The 1991 Madrid conference laid the groundwork for the 1993 Oslo Accords under Bill Clinton. The Israelis agreed to recognise Israel in return for an Israeli commitment to end the occupation of Palestinian territories.
Clinton carried the effort into the end of his presidency, but the 2000 Camp David negotiations between Israeli Prime Minister Ehud Barak and the late Palestinian leader Yassir Arafat collapsed and a new wave of violence erupted. President George W Bush came into office sceptical of the peace process while reaffirming the strong US commitment to Israel.
After terrorists struck the United States on September 11, 2001, and Bush launched the US campaign for a global war on terrorism, he found it difficult to urge the Israelis to back off its military campaign against Palestinian extremists like Hamas.
Bush sided with Israel and dismissed Arafat as a partner for peace, waiting until his death in 2004 to embrace a new Palestinian leadership in President Mahmoud Abbas. Tangled up in the Iraq war, Bush did not step up the US role in the process until hosting the Middle East conference in November in Annpolis, Maryland, where he persuaded Abbas and Israeli Prime Minister Ehud Olmert to agree in principle to hammer out a peace deal by the end of 2008.

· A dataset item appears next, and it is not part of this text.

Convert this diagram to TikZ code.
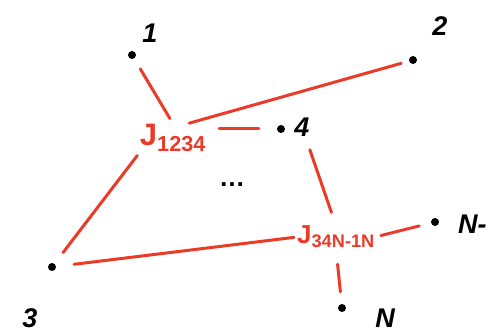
\documentclass[tikz,border=0pt]{standalone}
\usepackage{fontspec}
\setmainfont{Liberation Sans}
\definecolor{jred}{HTML}{EA3A28}
\begin{document}
\begin{tikzpicture}[x=1pt,y=-1pt,
  dot/.style={circle,fill=black,inner sep=0pt,minimum size=8pt},
  lab/.style={font=\fontsize{27}{27}\selectfont\bfseries\itshape,inner sep=0pt},
  jlab/.style={text=jred,font=\fontsize{#1}{#1}\selectfont\bfseries,inner sep=0pt},
  link/.style={draw=jred,line width=3pt,line cap=round}]
\useasboundingbox (0,0) rectangle (493,334);
% points
\node[dot] (p1) at (132,55) {};
\node[lab] (l1) at (150,33) {1};
\node[dot] (p2) at (413,60) {};
\node[lab] (l2) at (440,26) {2};
\node[dot] (p4) at (281,129) {};
\node[lab] (l4) at (302,127) {4};
\node[dot] (p3) at (52,267) {};
\node[lab] (l3) at (30,318) {3};
\node[dot] (pn1) at (435,222) {};
\node[lab,anchor=west] (ln1) at (458,224) {N-};
\node[dot] (pn) at (342,308) {};
\node[lab] (ln) at (385,318) {N};
\node[font=\fontsize{26}{26}\selectfont\bfseries] (dots) at (232,185) {\ldots};
% couplings
\node[jlab=31] (j1) at (173,138) {J\textsubscript{1234}};
\node[jlab=26] (j2) at (336,237) {J\textsubscript{34N-1N}};
% links
\draw[link,shorten <=12pt,shorten >=6pt] (p1) -- (j1.north);
\draw[link,shorten <=2pt,shorten >=8pt] (j1.45) -- (p2);
\draw[link,shorten <=13pt,shorten >=18pt] (j1.east |- p4) -- (p4);
\draw[link,shorten <=4pt,shorten >=14pt] (j1.south west) -- (p3);
\draw[link,shorten <=18pt,shorten >=3pt] (p3) -- (j2.west);
\draw[link,shorten <=14pt,shorten >=14pt] (l4) -- (j2.north);
\draw[link,shorten <=6pt,shorten >=12pt] (j2.east) -- (pn1);
\draw[link,shorten <=16pt,shorten >=12pt] (j2.south) -- (pn);
\end{tikzpicture}
\end{document}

But there has been little progress since - with some critics even viewing Bush's effort as an attempt to save his presidential legacy following mounting international and domestic criticism of his government's policies in Iraq.
The Israelis and Palestinians are bogged down in negotiations and violence continues along the Hamas-controlled Gaza Strip. The Bush administration has vowed to push forward on peace while pledging that the friendship between the two countries will keep Washington on Israel's side.
"For sixty years now, American administrations - Democrat and Republican, liberal and conservative - have differed over many, many things, but one thing unites our government," Rice said in her address. "We are committed to freedom, the well-being, and the security of our democratic ally, Israel."